The 4th Annual HSBC Mumbai Bird Race was held yesterday. Missed last years event due to some unforeseen last minute changes, so was determined to take part this year. For the uninitiated, the bird race is a dawn to dusk competition for birding enthusiasts. It is a team event , with the challenge being to identify (by sight or sound) the maximum number of bird species found in the demarcated Mumbai zone.

My team was called Jungle Owlets. We had decided to start at Powai Garden and work our way through to IIT, Powai for the morning. Then we decided to head off to Palm beach road and head back via Airoli to Powai to end our Journey. As some of the other team members had prior commitments, we decided to wrap up our day after that in the afternoon.

We started about 15 minutes late in the morning (I’m largely to blame for that, kind of overslept way past my alarm). Powai garden is surprisingly a nice place for birding. In a short while we spotted some Glossy Ibis, Purple Herons, Common Kingfishers, a golden oriole and a host of other species.

IIT Powai was also a nice place. We added cormorants, babblers, purple moor hens, spot billed ducks, white breasted water hens, Drongos (Ashy and Black), grey headed starlings, bee eaters etc. Our tally had reached a tidy 50 species by the time we left IIT. Besides spotting birds, we were also saw a group of boisterous Langurs jumping from tree top to tree top.

Palm beach road in Vashi is a haven for bird watchers.
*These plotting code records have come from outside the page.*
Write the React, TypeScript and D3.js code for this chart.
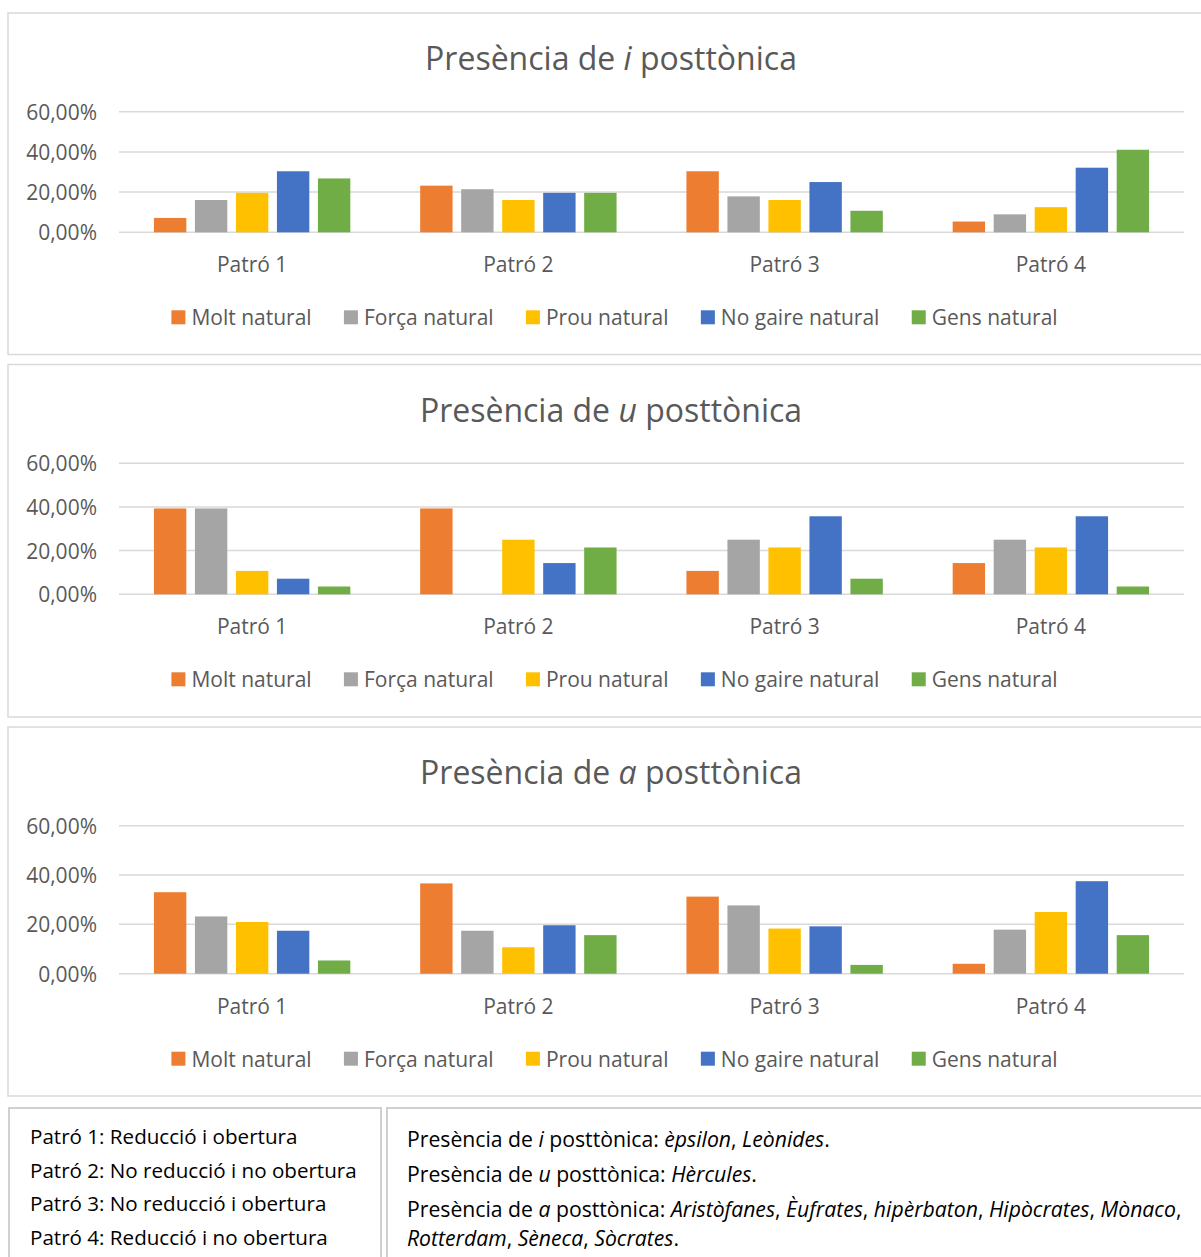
import React from "react";
import * as d3 from "d3";

const patterns = ["Patró 1", "Patró 2", "Patró 3", "Patró 4"];
const seriesNames = ["Molt natural", "Força natural", "Prou natural", "No gaire natural", "Gens natural"];
const seriesColors = ["#ED7D31", "#A5A5A5", "#FFC000", "#4472C4", "#70AD47"];
const yTicks = [0, 20, 40, 60];

// values by pattern, then by series (percent)
const iData = [
  [7.14, 16.07, 19.64, 30.36, 26.79],
  [23.21, 21.43, 16.07, 19.64, 19.64],
  [30.36, 17.86, 16.07, 25.0, 10.71],
  [5.36, 8.93, 12.5, 32.14, 41.07],
];
const uData = [
  [39.29, 39.29, 10.71, 7.14, 3.57],
  [39.29, 0, 25.0, 14.29, 21.43],
  [10.71, 25.0, 21.43, 35.71, 7.14],
  [14.29, 25.0, 21.43, 35.71, 3.57],
];
const aData = [
  [33.04, 23.21, 20.98, 17.41, 5.36],
  [36.61, 17.41, 10.71, 19.64, 15.63],
  [31.25, 27.68, 18.3, 19.2, 3.57],
  [4.02, 17.86, 25.0, 37.5, 15.63],
];

const patternNotes = [
  "Patró 1: Reducció i obertura",
  "Patró 2: No reducció i no obertura",
  "Patró 3: No reducció i obertura",
  "Patró 4: Reducció i no obertura",
];

const FONT = "'Open Sans', 'Noto Sans', sans-serif";
const TEXT = "#595959";
const GRID = "#D9D9D9";

const charts = [
  { letter: "i", data: iData, top: 13, plotBottom: 232.3, height: 341.5 },
  { letter: "u", data: uData, top: 364.5, plotBottom: 594.3, height: 352.5 },
  { letter: "a", data: aData, top: 727, plotBottom: 973.7, height: 369 },
];

const fmt = (v: number) => v.toFixed(2).replace(".", ",") + "%";

function measure(text: string, size: number) {
  if (typeof document === "undefined") return text.length * size * 0.5;
  const c = document.createElement("canvas");
  const ctx = c.getContext("2d")!;
  ctx.font = `${size}px 'Open Sans'`;
  return ctx.measureText(text).width;
}

const PLOT_LEFT = 119;
const PLOT_RIGHT = 1184;
const CENTER_X = 611;
const LEGEND_CENTER_X = 614.5;

function Chart({ cfg }: { cfg: typeof charts[number] }) {
  const { letter, data, top, plotBottom, height } = cfg;
  const plotTop = top + 98.7;
  const x0 = d3.scaleBand<string>().domain(patterns).range([PLOT_LEFT, PLOT_RIGHT]);
  const x1 = d3
    .scaleBand<string>()
    .domain(seriesNames)
    .range([0, x0.bandwidth()])
    .paddingInner(0.21)
    .paddingOuter(0.852);
  const y = d3.scaleLinear().domain([0, 60]).range([plotBottom, plotTop]);

  const legendSize = 21;
  const widths = seriesNames.map((s) => 20 + measure(s, legendSize));
  const gap = 32.3;
  const total = d3.sum(widths) + gap * (widths.length - 1);
  let lx = LEGEND_CENTER_X - total / 2;
  const legendX = widths.map((w) => {
    const v = lx;
    lx += w + gap;
    return v;
  });
  const legendY = plotBottom + 85;

  return (
    <g>
      <rect x={8} y={top} width={1220} height={height} fill="#fff" stroke={GRID} strokeWidth={1.5} />
      <text
        x={CENTER_X}
        y={top + 44}
        textAnchor="middle"
        dominantBaseline="central"
        fontFamily={FONT}
        fontSize={32}
        fill={TEXT}
        style={{ whiteSpace: "pre" }}
      >
        <tspan>{"Presència de "}</tspan>
        <tspan fontStyle="italic">{letter}</tspan>
        <tspan>{" posttònica"}</tspan>
      </text>
      {yTicks.map((t) => (
        <g key={t}>
          <line x1={PLOT_LEFT} x2={PLOT_RIGHT} y1={y(t)} y2={y(t)} stroke={GRID} strokeWidth={1.5} />
          <text
            x={97}
            y={y(t)}
            textAnchor="end"
            dominantBaseline="central"
            fontFamily={FONT}
            fontSize={21}
            fill={TEXT}
          >
            {fmt(t)}
          </text>
        </g>
      ))}
      {patterns.map((p, pi) => (
        <g key={p}>
          {seriesNames.map((s, si) => {
            const v = data[pi][si];
            if (v <= 0) return null;
            return (
              <rect
                key={s}
                x={(x0(p) as number) + (x1(s) as number)}
                y={y(v)}
                width={x1.bandwidth()}
                height={plotBottom - y(v)}
                fill={seriesColors[si]}
              />
            );
          })}
          <text
            x={(x0(p) as number) + x0.bandwidth() / 2}
            y={plotBottom + 32}
            textAnchor="middle"
            dominantBaseline="central"
            fontFamily={FONT}
            fontSize={21}
            fill={TEXT}
          >
            {p}
          </text>
        </g>
      ))}
      {seriesNames.map((s, si) => (
        <g key={s}>
          <rect x={legendX[si]} y={legendY - 7} width={14} height={14} fill={seriesColors[si]} />
          <text
            x={legendX[si] + 20}
            y={legendY}
            dominantBaseline="central"
            fontFamily={FONT}
            fontSize={legendSize}
            fill={TEXT}
          >
            {s}
          </text>
        </g>
      ))}
    </g>
  );
}

export default function App() {
  const noteSize = 20.6;
  const listSize = 21.2;
  return (
    <svg
      width={1201}
      height={1257}
      style={{ position: "absolute", left: 0, top: 0, background: "#fff" }}
    >
      <rect x={0} y={0} width={1201} height={1257} fill="#fff" />
      {charts.map((c) => (
        <Chart key={c.letter} cfg={c} />
      ))}
      <rect x={9} y={1108} width={372} height={200} fill="none" stroke="#D0D0D0" strokeWidth={2} />
      <rect x={387} y={1108} width={840} height={200} fill="none" stroke="#D0D0D0" strokeWidth={2} />
      {patternNotes.map((n, i) => (
        <text
          key={n}
          x={30}
          y={1136 + i * 33.5}
          dominantBaseline="central"
          fontFamily={FONT}
          fontSize={noteSize}
          fill="#000"
        >
          {n}
        </text>
      ))}
      <g fontFamily={FONT} fontSize={listSize} fill="#000" style={{ whiteSpace: "pre" }}>
        <text x={407} y={1138} dominantBaseline="central">
          <tspan>{"Presència de "}</tspan>
          <tspan fontStyle="italic">i</tspan>
          <tspan>{" posttònica: "}</tspan>
          <tspan fontStyle="italic">èpsilon</tspan>
          <tspan>{", "}</tspan>
          <tspan fontStyle="italic">Leònides</tspan>
          <tspan>.</tspan>
        </text>
        <text x={407} y={1173} dominantBaseline="central">
          <tspan>{"Presència de "}</tspan>
          <tspan fontStyle="italic">u</tspan>
          <tspan>{" posttònica: "}</tspan>
          <tspan fontStyle="italic">Hèrcules</tspan>
          <tspan>.</tspan>
        </text>
        <text x={407} y={1208} dominantBaseline="central">
          <tspan>{"Presència de "}</tspan>
          <tspan fontStyle="italic">a</tspan>
          <tspan>{" posttònica: "}</tspan>
          <tspan fontStyle="italic">Aristòfanes</tspan>
          <tspan>{", "}</tspan>
          <tspan fontStyle="italic">Èufrates</tspan>
          <tspan>{", "}</tspan>
          <tspan fontStyle="italic">hipèrbaton</tspan>
          <tspan>{", "}</tspan>
          <tspan fontStyle="italic">Hipòcrates</tspan>
          <tspan>{", "}</tspan>
          <tspan fontStyle="italic">Mònaco</tspan>
          <tspan>,</tspan>
        </text>
        <text x={407} y={1237} dominantBaseline="central">
          <tspan fontStyle="italic">Rotterdam</tspan>
          <tspan>{", "}</tspan>
          <tspan fontStyle="italic">Sèneca</tspan>
          <tspan>{", "}</tspan>
          <tspan fontStyle="italic">Sòcrates</tspan>
          <tspan>.</tspan>
        </text>
      </g>
    </svg>
  );
}
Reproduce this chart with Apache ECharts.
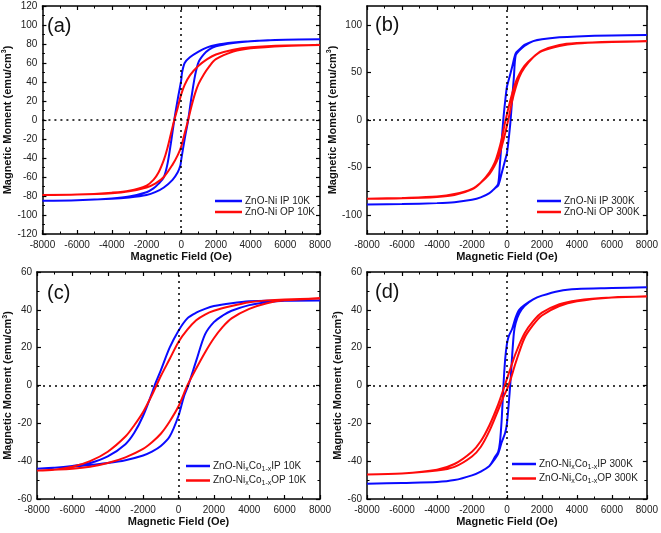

One can spot several species here all throughout the year. However we couldn’t really make any significant additions to our tally here. Though in spite of this we did see some spectacular birds. Chief among them was an Indian Roller who very graciously came and sat very close to where we were (to our delight). We also spotted a raptor in the sky, which Sunjoy Monga later confirmed to be an Osprey. Other birds we spotted here included a common stonechat and common hoopoe.

On our way back we stopped at the Airoli mud flats and Airoli bridge. We could see the token waders (godwits, sandpipers and stints) and the flamingos.

On the way back we stopped at Powai lake again just to try our luck. Guess what ? We got lucky, spotted both the bronze winged and pheasant tailed jacanas as well as some lesser whistling ducks and a cotton pygmy goose. The icing on the cake for me however was the two large crocodiles that we spotted basking in the sun. Now I know that crocodiles in the lake aren’t just an urban legend.

Our final tally for the day: 69 species. And if you thought that is a big number , hang on. At the closing event at the Maharashtra Nature Park, the winners were announced… and the winning tally was a mind boggling 176 species. To put that in perspective, thats about 13% of India’s bird species spotted in a single day!

It was great event overall with the highs for me being spotting all four species of bulbuls found in Mumbai, both species of jacanas as well as the crocs.

To sum up, had a great time, hope to do this again next year.